Perhaps that's what makes the DFG formula such a winner. In an age when you can dial up anything on YouTube or Netflix, when video games look as real as a movie, it's possible that the culture can forget the thrill of a 360-degree, live action spectacle that envelops you.

Surline says the goal is to take that Theatre Bizarre, Burning Man sensibility and take it to other venues. "We're nuts about stage aesthetics, this idea of creating almost a lucid dream. Like, one time I saw a photo album on Facebook of a Detroit Fire Guild event, and it was called 'Whoa, where the hell am I?' That's what I want, a total immersion in our vision."

Bradish one-ups Surline, saying, "I think it's nice when people are out there with cellphones or Tweeting or blogging about it before they leave the venue. But the feeling of being in the moment, that this moment is really important, where you can't look away, where even the smells are part of the experience — that's the goal. When we're making people realize we're not just playing: This is a chosen perception of reality.

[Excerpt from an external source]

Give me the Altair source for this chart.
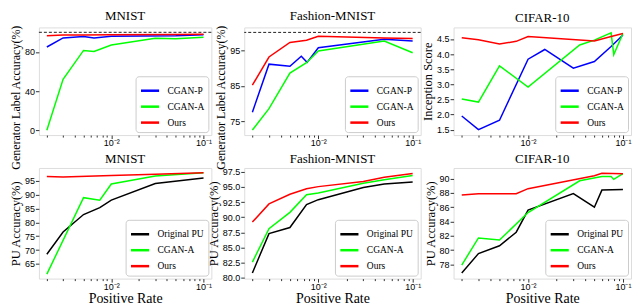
import altair as alt
import pandas as pd

SERIF = "Liberation Serif"

# x ticks (log axis, minor + major)
XTICKS = [0.002, 0.003, 0.004, 0.005, 0.006, 0.007, 0.008, 0.009, 0.01,
          0.02, 0.03, 0.04, 0.05, 0.06, 0.07, 0.08, 0.09, 0.1]
XDOMAIN = [0.00164, 0.1216]

# ---- Top row: generator label accuracy / inception score ----
tm_p_x = [0.002, 0.003, 0.005, 0.0065, 0.01, 0.05, 0.1]
tm_p_y = [85.0, 94.3, 95.8, 94.3, 96.0, 96.5, 97.5]
tm_a_x = [0.002, 0.003, 0.005, 0.0065, 0.01, 0.03, 0.05, 0.1]
tm_a_y = [0.0, 52.0, 81.5, 80.5, 87.0, 94.0, 93.5, 95.0]
tm_o_x = [0.002, 0.003, 0.005, 0.01, 0.05, 0.1]
tm_o_y = [96.5, 97.2, 97.3, 97.5, 97.8, 98.0]

tf_p_x = [0.002, 0.003, 0.005, 0.0066, 0.0076, 0.01, 0.05, 0.1]
tf_p_y = [77.6, 91.1, 90.5, 93.3, 91.6, 95.7, 98.1, 97.6]
tf_a_x = [0.002, 0.003, 0.005, 0.0075, 0.01, 0.05, 0.1]
tf_a_y = [72.6, 78.6, 88.6, 91.5, 94.8, 97.6, 94.3]
tf_o_x = [0.002, 0.003, 0.005, 0.0075, 0.01, 0.05, 0.1]
tf_o_y = [85.2, 93.1, 97.2, 97.8, 98.9, 98.4, 98.3]

tc_p_x = [0.002, 0.003, 0.005, 0.01, 0.015, 0.03, 0.05, 0.075, 0.1]
tc_p_y = [1.95, 1.50, 1.81, 3.83, 4.15, 3.53, 3.75, 4.25, 4.63]
tc_a_x = [0.002, 0.003, 0.005, 0.01, 0.035, 0.05, 0.075, 0.08, 0.1]
tc_a_y = [2.51, 2.41, 3.61, 2.91, 4.30, 4.46, 4.70, 3.98, 4.68]
tc_o_x = [0.002, 0.003, 0.005, 0.0075, 0.01, 0.05, 0.075, 0.1]
tc_o_y = [4.54, 4.47, 4.33, 4.42, 4.58, 4.43, 4.58, 4.68]

# ---- Bottom row: PU accuracy ----
bm_b_x = [0.002, 0.003, 0.005, 0.0075, 0.01, 0.03, 0.1]
bm_b_y = [68.5, 76.5, 82.8, 85.3, 88.0, 94.0, 96.0]
bm_a_x = [0.002, 0.005, 0.0075, 0.01, 0.03, 0.1]
bm_a_y = [61.3, 88.9, 88.0, 93.8, 96.7, 97.9]
bm_o_x = [0.002, 0.003, 0.01, 0.03, 0.1]
bm_o_y = [96.5, 96.3, 96.9, 97.3, 97.9]

bf_b_x = [0.002, 0.003, 0.005, 0.0075, 0.01, 0.03, 0.05, 0.1]
bf_b_y = [80.8, 87.3, 88.3, 92.1, 92.9, 94.9, 95.5, 95.8]
bf_a_x = [0.002, 0.003, 0.005, 0.0075, 0.01, 0.03, 0.05, 0.1]
bf_a_y = [82.6, 88.1, 90.8, 93.7, 94.0, 95.6, 96.2, 96.9]
bf_o_x = [0.002, 0.003, 0.005, 0.0075, 0.01, 0.03, 0.05, 0.1]
bf_o_y = [89.2, 92.2, 93.8, 94.7, 95.05, 95.9, 96.6, 97.2]

bc_b_x = [0.002, 0.003, 0.005, 0.0075, 0.01, 0.03, 0.05, 0.06, 0.1]
bc_b_y = [76.8, 79.5, 80.6, 82.5, 85.6, 87.9, 86.0, 88.4, 88.5]
bc_a_x = [0.002, 0.003, 0.005, 0.01, 0.035, 0.06, 0.075, 0.08, 0.1]
bc_a_y = [77.9, 81.7, 81.4, 85.25, 89.7, 90.3, 90.3, 89.9, 90.7]
bc_o_x = [0.002, 0.003, 0.005, 0.0075, 0.01, 0.05, 0.06, 0.1]
bc_o_y = [87.7, 87.9, 87.9, 87.9, 88.6, 90.4, 90.75, 90.7]

TOP_SERIES = ["CGAN-P", "CGAN-A", "Ours"]
TOP_COLORS = ["#0000ff", "#00ff00", "#ff0000"]
BOT_SERIES = ["Original PU", "CGAN-A", "Ours"]
BOT_COLORS = ["#000000", "#00ff00", "#ff0000"]


def frame(series, xs, ys):
    rows = []
    for s, xv, yv in zip(series, xs, ys):
        for a, b in zip(xv, yv):
            rows.append({"x": a, "y": b, "series": s})
    return pd.DataFrame(rows)


MAJOR = "abs(datum.value-0.01)<1e-9 || abs(datum.value-0.1)<1e-9"


def panel(df, title, ytitle, ydom, yticks, yfmt, series, colors, w, h,
          xtitle=None, dash=False, ytitle_shift=0, ytitle_size=12.5):
    xaxis = dict(values=XTICKS, grid=False, domain=False,
                 labelExpr="abs(datum.value-0.01)<1e-9 ? '10⁻²' : (abs(datum.value-0.1)<1e-9 ? '10⁻¹' : '')",
                 labelOverlap=False, labelFontSize=9, labelPadding=0,
                 tickSize={"condition": {"test": MAJOR, "value": 3.5}, "value": 2},
                 tickColor="#333")
    if xtitle:
        xaxis.update(title=xtitle, titleFontSize=14, titlePadding=0,
                     titleFont=SERIF, titleFontWeight="normal")
    else:
        xaxis.update(title=None)
    yaxis = dict(values=yticks, format=yfmt, grid=False, domain=False,
                 title=ytitle, titleFontSize=ytitle_size, titlePadding=2,
                 titleFont=SERIF, titleFontWeight="normal",
                 labelFontSize=9, labelPadding=1, tickSize=3.5, tickColor="#333")
    if ytitle_shift:
        yaxis.update(titleY=h / 2 + ytitle_shift)
    lines = alt.Chart(df).mark_line(strokeWidth=1.5, clip=True).encode(
        x=alt.X("x:Q", scale=alt.Scale(type="log", domain=XDOMAIN, nice=False),
                axis=alt.Axis(**xaxis)),
        y=alt.Y("y:Q", scale=alt.Scale(domain=ydom, nice=False, zero=False),
                axis=alt.Axis(**yaxis)),
        color=alt.Color("series:N", sort=series,
                        scale=alt.Scale(domain=series, range=colors),
                        legend=alt.Legend(title=None, orient="bottom-right", offset=3,
                                          fillColor="white", strokeColor="#cccccc",
                                          cornerRadius=3, padding=4,
                                          symbolType="stroke", symbolSize=330,
                                          symbolStrokeWidth=2.5, rowPadding=-3,
                                          labelFont=SERIF, labelFontSize=9.5,
                                          labelOffset=7)),
    )
    layers = []
    if dash:
        rule = alt.Chart(pd.DataFrame({"y": [100]})).mark_rule(
            strokeDash=[3, 2], color="#222", strokeWidth=1).encode(y="y:Q")
        layers.append(rule)
    layers.append(lines)
    return alt.layer(*layers).properties(
        width=w, height=h,
        title=alt.TitleParams(title, font=SERIF, fontSize=13, fontWeight="normal",
                              offset=2, color="black", frame="group"))


W = [173, 177, 178]
HT, HB = 108, 111

p1 = panel(frame(TOP_SERIES, [tm_p_x, tm_a_x, tm_o_x], [tm_p_y, tm_a_y, tm_o_y]),
           "MNIST", "Generator Label Accuracy(%)", [-5, 105], [0, 20, 40, 60, 80, 100], "d",
           TOP_SERIES, TOP_COLORS, W[0], HT, dash=True, ytitle_shift=16, ytitle_size=12)
p2 = panel(frame(TOP_SERIES, [tf_p_x, tf_a_x, tf_o_x], [tf_p_y, tf_a_y, tf_o_y]),
           "Fashion-MNIST", "Generator Label Accuracy(%)", [71.2, 101.4], [75, 80, 85, 90, 95, 100], "d",
           TOP_SERIES, TOP_COLORS, W[1], HT, dash=True, ytitle_shift=16, ytitle_size=12)
p3 = panel(frame(TOP_SERIES, [tc_p_x, tc_a_x, tc_o_x], [tc_p_y, tc_a_y, tc_o_y]),
           "CIFAR-10", "Inception Score", [1.32, 4.88], [1.5, 2.0, 2.5, 3.0, 3.5, 4.0, 4.5], ".1f",
           TOP_SERIES, TOP_COLORS, W[2], HT)
p4 = panel(frame(BOT_SERIES, [bm_b_x, bm_a_x, bm_o_x], [bm_b_y, bm_a_y, bm_o_y]),
           "MNIST", "PU Accuracy(%)", [59.7, 99.6], [65, 70, 75, 80, 85, 90, 95], "d",
           BOT_SERIES, BOT_COLORS, W[0], HB, xtitle="Positive Rate")
p5 = panel(frame(BOT_SERIES, [bf_b_x, bf_a_x, bf_o_x], [bf_b_y, bf_a_y, bf_o_y]),
           "Fashion-MNIST", "PU Accuracy(%)", [79.87, 98.13],
           [80.0, 82.5, 85.0, 87.5, 90.0, 92.5, 95.0, 97.5], ".1f",
           BOT_SERIES, BOT_COLORS, W[1], HB, xtitle="Positive Rate")
p6 = panel(frame(BOT_SERIES, [bc_b_x, bc_a_x, bc_o_x], [bc_b_y, bc_a_y, bc_o_y]),
           "CIFAR-10", "PU Accuracy(%)", [76.0, 91.5], [78, 80, 82, 84, 86, 88, 90], "d",
           BOT_SERIES, BOT_COLORS, W[2], HB, xtitle="Positive Rate")

chart = alt.concat(p1, p2, p3, p4, p5, p6, columns=3, align="each", bounds="flush",
                   spacing={"row": 33, "column": 33}).resolve_scale(
    x="independent", y="independent", color="independent").resolve_legend(
    color="independent").properties(padding=0).configure_view(
    stroke="#333", strokeWidth=1).configure_axis(
    labelFont=SERIF, titleFont=SERIF, labelColor="black", titleColor="black").configure(
    background="white")

chart.save("out.html", embed_options={"renderer": "svg", "actions": False})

"I mean, people come to see us to escape, but we get to live it. We don't expect to make money or a solid living, but it's important to wake people up like I've been woken up. The stage doesn't stop at the footlights, but at where individual people are comfortable with it. We want people in the audience to take some ownership of what they're seeing. That's how it becomes bigger."

Taking a cue from Surline, he emphasizes, "We want to change the conversation from, 'You won't believe what I saw last night,' to 'You won't believe what I did last night.' Like, I became a Roman goddess or an alien. That would be the ultimate success."